8 dic 2006

Puede que el de médico sea uno de los más sagrados oficios. Cuando sufrimos una dolencia nos entregamos en sus manos con la confianza de un niño, de un corderito en aquellas ocasiones en las que ni siquiera podemos atisbar el origen de nuestros males. Por ese motivo, desde que el mundo es mundo, los galenos han gozado del prestigio social que se merecen, a pesar de que con sus diagnósticos y tratamientos puedan arrancarnos muchas lágrimas. En su observación, en su estudio, en la dispensación de la química o en el uso del bisturí esconden la garantía que nos permite seguir viviendo con salud.

Hace algunas décadas las familias pudientes gozaban de “su” médico, un hombre al que se agasajaba de continuo, pues lo mismo salvaba las paperas del más chico que ayudaba a bien morir a la abuelita. En su consulta se hablaba de lo divino y de lo humano, y el prestigio de su ojo clínico crecía cuando, además, adornaba sus recetas con dosis de humanidad.El hombre es tan frágil ante el dolor que el médico, un buen médico, no sólo debe aplicar su ciencia para restañar la herida, sino la intuición y la psicología para que el daño deje las menos secuelas posibles.
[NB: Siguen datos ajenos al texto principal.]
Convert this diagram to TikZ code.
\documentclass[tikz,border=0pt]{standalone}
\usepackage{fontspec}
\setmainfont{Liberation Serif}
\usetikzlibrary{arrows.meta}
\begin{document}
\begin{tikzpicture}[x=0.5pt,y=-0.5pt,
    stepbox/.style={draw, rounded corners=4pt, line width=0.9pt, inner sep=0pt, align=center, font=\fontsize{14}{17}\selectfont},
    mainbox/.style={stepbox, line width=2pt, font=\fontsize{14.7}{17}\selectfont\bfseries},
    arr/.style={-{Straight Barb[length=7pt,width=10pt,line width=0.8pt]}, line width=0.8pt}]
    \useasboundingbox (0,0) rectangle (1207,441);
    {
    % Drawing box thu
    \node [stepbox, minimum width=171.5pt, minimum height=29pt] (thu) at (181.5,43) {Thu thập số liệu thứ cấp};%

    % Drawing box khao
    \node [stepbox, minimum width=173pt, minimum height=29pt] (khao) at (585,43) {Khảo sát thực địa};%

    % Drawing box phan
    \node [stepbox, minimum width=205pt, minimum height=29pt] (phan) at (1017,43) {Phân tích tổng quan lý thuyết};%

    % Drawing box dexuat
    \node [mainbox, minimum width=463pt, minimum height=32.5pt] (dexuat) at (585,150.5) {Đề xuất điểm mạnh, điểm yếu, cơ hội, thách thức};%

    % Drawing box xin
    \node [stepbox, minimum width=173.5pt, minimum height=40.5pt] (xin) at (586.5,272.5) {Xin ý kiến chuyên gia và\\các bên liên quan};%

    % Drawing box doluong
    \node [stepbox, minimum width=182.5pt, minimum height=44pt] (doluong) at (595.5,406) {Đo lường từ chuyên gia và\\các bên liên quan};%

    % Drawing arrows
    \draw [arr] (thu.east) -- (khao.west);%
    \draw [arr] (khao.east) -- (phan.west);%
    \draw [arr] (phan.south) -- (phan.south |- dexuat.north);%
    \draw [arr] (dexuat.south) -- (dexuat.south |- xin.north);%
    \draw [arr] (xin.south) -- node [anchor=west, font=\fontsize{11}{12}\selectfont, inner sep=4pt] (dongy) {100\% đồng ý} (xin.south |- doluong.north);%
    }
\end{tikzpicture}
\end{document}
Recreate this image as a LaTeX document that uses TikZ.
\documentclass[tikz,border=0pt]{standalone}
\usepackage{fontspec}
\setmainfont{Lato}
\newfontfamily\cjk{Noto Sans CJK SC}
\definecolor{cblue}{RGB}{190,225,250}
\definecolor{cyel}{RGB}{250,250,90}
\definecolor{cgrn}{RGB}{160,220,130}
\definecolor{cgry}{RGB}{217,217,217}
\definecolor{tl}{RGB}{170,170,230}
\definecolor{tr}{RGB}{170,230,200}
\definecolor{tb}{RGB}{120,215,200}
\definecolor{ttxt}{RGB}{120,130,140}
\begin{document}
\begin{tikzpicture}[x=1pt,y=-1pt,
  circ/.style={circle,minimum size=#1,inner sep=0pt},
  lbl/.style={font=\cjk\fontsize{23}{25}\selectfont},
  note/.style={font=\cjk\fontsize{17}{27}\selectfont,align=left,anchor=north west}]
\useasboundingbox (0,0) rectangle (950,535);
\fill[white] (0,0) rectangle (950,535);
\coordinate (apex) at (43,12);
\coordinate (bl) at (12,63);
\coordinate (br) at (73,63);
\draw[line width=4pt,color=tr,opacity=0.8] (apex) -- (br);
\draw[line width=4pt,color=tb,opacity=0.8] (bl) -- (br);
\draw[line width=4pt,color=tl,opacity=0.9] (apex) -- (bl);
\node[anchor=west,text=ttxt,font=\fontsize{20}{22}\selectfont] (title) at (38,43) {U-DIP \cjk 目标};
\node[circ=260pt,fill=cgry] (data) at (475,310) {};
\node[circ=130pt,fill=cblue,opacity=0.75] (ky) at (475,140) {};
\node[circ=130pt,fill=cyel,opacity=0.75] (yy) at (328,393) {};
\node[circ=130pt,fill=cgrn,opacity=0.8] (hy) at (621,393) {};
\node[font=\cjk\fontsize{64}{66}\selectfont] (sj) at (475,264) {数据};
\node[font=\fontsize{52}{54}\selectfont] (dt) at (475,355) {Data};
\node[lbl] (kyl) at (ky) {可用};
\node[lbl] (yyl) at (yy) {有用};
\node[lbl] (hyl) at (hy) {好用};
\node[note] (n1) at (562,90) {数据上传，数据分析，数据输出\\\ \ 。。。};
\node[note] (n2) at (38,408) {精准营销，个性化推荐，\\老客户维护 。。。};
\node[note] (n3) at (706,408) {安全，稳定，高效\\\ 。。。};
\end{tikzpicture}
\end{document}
Por ese motivo, cuando se está enfermo o se acompaña a alguien que sufre, se agradece tanto la palabra amable, el gesto paternal, la compañía, el rayo de esperanza de quien, sobre el papel, sólo está obligado a frenar la infección o extirpar el tumor.

Los médicos son los sacerdotes del cuerpo, hombres y mujeres dotados de una vocación profesional que tiene bastante de divina. Por eso dan tanta pena aquellos que se conforman con ser sanitarios. En la consulta se guardan la amabilidad y no saben ver que el enfermo es un paciente, no un cliente o un número al que hay que despachar con premura.